# [Instructions for the task]
Pictures are not part of the copy. Retype the lines from the first one through the line that contains "4.185e-3, 3.278e-3, 5.257e-3];".

# [Data segment]
☆ ☆ ☆ ☆ ☆ ☆ ☆

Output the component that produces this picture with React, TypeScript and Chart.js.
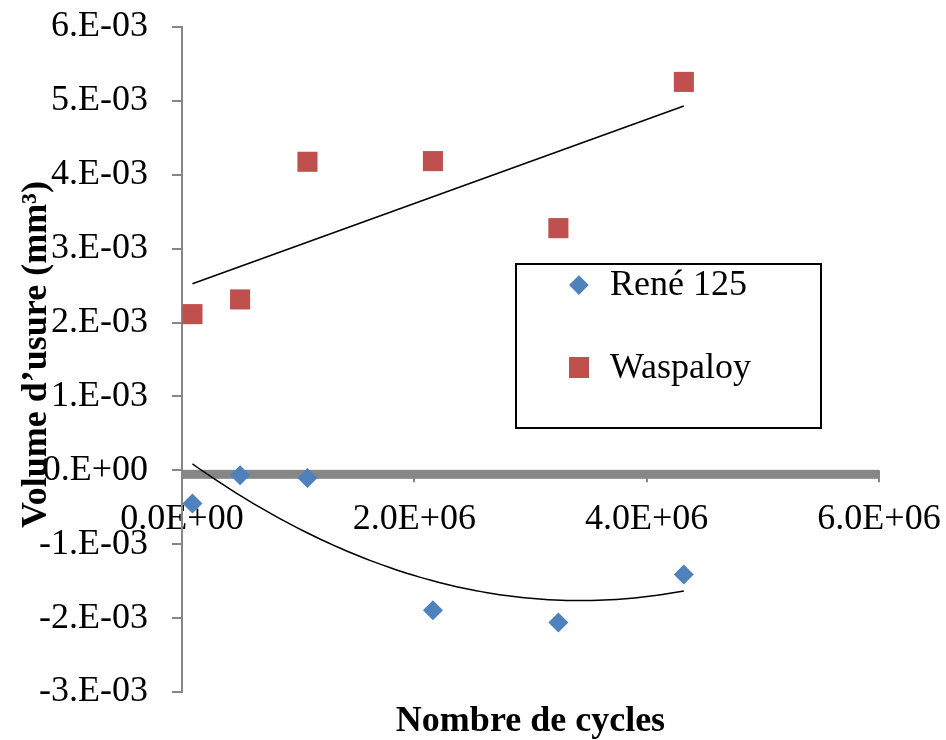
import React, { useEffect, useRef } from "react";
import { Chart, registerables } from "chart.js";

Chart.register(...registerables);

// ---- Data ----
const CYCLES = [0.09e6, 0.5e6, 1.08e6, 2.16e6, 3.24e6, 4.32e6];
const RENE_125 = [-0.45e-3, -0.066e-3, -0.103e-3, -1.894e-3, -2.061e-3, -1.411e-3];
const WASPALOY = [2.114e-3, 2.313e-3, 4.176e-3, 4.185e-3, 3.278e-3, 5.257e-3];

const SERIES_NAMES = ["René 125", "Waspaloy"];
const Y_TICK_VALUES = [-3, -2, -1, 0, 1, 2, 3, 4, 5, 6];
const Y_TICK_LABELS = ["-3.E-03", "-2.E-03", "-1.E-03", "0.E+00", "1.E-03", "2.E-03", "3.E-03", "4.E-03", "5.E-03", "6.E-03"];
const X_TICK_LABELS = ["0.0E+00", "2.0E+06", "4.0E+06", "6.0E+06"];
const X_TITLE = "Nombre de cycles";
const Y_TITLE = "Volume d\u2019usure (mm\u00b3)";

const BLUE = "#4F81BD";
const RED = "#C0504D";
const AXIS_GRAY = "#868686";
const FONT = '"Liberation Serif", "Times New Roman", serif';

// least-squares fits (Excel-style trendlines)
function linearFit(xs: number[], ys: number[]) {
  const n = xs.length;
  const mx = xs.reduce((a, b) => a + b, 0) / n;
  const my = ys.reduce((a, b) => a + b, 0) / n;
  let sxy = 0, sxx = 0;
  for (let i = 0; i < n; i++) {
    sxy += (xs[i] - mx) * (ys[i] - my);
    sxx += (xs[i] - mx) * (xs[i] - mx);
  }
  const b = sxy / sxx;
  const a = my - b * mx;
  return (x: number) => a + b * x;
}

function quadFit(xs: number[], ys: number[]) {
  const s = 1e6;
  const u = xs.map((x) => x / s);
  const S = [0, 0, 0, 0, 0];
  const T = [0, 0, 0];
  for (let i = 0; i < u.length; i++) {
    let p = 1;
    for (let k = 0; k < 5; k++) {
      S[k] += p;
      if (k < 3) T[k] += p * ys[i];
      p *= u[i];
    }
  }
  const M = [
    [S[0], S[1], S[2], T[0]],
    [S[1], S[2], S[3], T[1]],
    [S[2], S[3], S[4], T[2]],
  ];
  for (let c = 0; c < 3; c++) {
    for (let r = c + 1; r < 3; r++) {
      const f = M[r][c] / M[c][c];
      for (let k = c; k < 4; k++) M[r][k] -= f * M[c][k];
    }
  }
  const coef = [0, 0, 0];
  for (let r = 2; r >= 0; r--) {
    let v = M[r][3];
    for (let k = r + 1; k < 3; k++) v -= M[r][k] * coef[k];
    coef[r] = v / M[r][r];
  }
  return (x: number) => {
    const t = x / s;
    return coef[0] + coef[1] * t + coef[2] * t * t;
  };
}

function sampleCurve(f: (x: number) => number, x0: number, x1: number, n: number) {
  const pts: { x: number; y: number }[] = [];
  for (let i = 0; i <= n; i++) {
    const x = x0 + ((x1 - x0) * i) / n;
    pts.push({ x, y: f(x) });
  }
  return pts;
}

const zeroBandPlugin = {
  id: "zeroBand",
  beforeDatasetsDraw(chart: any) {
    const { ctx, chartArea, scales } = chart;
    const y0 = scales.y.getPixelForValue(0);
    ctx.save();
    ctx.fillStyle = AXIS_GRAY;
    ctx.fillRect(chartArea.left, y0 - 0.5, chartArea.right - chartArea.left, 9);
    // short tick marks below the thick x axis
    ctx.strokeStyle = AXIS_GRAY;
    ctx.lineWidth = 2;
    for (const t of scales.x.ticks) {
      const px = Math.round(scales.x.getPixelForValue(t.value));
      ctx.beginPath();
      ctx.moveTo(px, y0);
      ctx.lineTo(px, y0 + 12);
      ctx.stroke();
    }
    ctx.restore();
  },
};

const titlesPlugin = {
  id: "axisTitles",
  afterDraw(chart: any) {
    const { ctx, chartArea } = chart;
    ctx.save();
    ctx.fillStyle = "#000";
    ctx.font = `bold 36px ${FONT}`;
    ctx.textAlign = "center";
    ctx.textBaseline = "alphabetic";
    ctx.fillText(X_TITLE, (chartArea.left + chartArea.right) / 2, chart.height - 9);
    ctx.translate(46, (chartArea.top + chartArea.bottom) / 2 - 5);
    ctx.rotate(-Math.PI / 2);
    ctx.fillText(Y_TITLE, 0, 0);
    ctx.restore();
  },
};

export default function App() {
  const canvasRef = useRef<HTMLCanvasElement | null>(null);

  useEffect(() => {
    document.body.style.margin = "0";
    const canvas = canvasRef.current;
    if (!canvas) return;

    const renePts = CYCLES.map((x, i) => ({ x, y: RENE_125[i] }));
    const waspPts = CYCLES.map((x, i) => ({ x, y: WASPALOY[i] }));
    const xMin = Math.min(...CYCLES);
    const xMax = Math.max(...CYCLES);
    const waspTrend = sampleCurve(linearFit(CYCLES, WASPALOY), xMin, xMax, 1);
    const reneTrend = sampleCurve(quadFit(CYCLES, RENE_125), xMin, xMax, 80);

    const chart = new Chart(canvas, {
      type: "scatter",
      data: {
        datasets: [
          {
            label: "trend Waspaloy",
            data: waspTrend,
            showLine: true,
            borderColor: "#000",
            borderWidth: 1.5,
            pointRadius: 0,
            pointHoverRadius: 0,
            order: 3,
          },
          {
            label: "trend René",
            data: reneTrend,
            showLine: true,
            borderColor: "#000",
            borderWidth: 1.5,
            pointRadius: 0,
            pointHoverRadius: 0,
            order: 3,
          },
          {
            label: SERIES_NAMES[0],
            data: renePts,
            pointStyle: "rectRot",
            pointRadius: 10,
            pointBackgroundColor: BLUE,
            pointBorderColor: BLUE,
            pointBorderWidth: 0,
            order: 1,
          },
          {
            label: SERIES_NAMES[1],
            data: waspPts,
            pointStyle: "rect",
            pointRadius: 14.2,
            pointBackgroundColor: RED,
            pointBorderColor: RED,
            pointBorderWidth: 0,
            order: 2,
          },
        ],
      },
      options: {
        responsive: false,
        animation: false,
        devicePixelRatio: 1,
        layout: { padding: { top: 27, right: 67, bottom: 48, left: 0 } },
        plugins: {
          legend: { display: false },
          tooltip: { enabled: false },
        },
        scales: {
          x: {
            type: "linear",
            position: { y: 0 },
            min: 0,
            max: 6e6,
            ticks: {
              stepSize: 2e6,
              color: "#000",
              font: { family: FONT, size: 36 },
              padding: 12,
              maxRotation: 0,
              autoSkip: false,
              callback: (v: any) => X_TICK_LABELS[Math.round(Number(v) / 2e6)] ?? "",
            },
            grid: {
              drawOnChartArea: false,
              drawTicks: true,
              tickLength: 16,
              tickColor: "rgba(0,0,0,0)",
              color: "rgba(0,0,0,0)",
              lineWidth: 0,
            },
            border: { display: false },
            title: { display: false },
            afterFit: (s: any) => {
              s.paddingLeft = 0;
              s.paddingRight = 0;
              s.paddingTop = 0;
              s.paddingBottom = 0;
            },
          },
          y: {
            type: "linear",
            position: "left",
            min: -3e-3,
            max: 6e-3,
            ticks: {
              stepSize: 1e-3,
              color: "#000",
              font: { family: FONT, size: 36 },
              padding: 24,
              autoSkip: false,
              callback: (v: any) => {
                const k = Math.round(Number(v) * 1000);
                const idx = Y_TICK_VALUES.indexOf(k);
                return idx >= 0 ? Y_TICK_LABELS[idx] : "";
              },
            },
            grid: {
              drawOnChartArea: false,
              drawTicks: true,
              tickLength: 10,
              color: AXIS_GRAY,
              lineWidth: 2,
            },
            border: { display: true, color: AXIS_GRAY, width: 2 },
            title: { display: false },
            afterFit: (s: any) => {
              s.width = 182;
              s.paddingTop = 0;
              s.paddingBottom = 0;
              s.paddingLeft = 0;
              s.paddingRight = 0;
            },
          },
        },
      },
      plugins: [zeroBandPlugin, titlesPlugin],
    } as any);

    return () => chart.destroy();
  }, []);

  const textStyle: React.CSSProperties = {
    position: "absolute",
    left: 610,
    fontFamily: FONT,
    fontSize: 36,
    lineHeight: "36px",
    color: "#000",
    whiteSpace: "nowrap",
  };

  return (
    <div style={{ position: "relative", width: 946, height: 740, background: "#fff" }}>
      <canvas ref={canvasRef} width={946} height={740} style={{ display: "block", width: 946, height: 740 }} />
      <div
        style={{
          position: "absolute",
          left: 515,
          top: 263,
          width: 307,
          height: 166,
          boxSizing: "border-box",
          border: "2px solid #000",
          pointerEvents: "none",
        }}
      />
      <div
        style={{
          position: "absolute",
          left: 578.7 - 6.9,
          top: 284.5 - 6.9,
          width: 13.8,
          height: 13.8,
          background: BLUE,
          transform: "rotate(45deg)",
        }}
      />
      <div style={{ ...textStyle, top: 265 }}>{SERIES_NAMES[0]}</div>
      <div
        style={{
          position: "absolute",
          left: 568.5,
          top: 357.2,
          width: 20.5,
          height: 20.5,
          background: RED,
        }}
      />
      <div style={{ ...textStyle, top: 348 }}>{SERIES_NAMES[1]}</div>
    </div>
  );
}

☆ ☆ ☆ ☆ ☆ ☆ ☆

# [Response to the task]
Output the component that produces this picture with React, TypeScript and Chart.js.
import React, { useEffect, useRef } from "react";
import { Chart, registerables } from "chart.js";

Chart.register(...registerables);

// ---- Data ----
const CYCLES = [0.09e6, 0.5e6, 1.08e6, 2.16e6, 3.24e6, 4.32e6];
const RENE_125 = [-0.45e-3, -0.066e-3, -0.103e-3, -1.894e-3, -2.061e-3, -1.411e-3];
const WASPALOY = [2.114e-3, 2.313e-3, 4.176e-3, 4.185e-3, 3.278e-3, 5.257e-3];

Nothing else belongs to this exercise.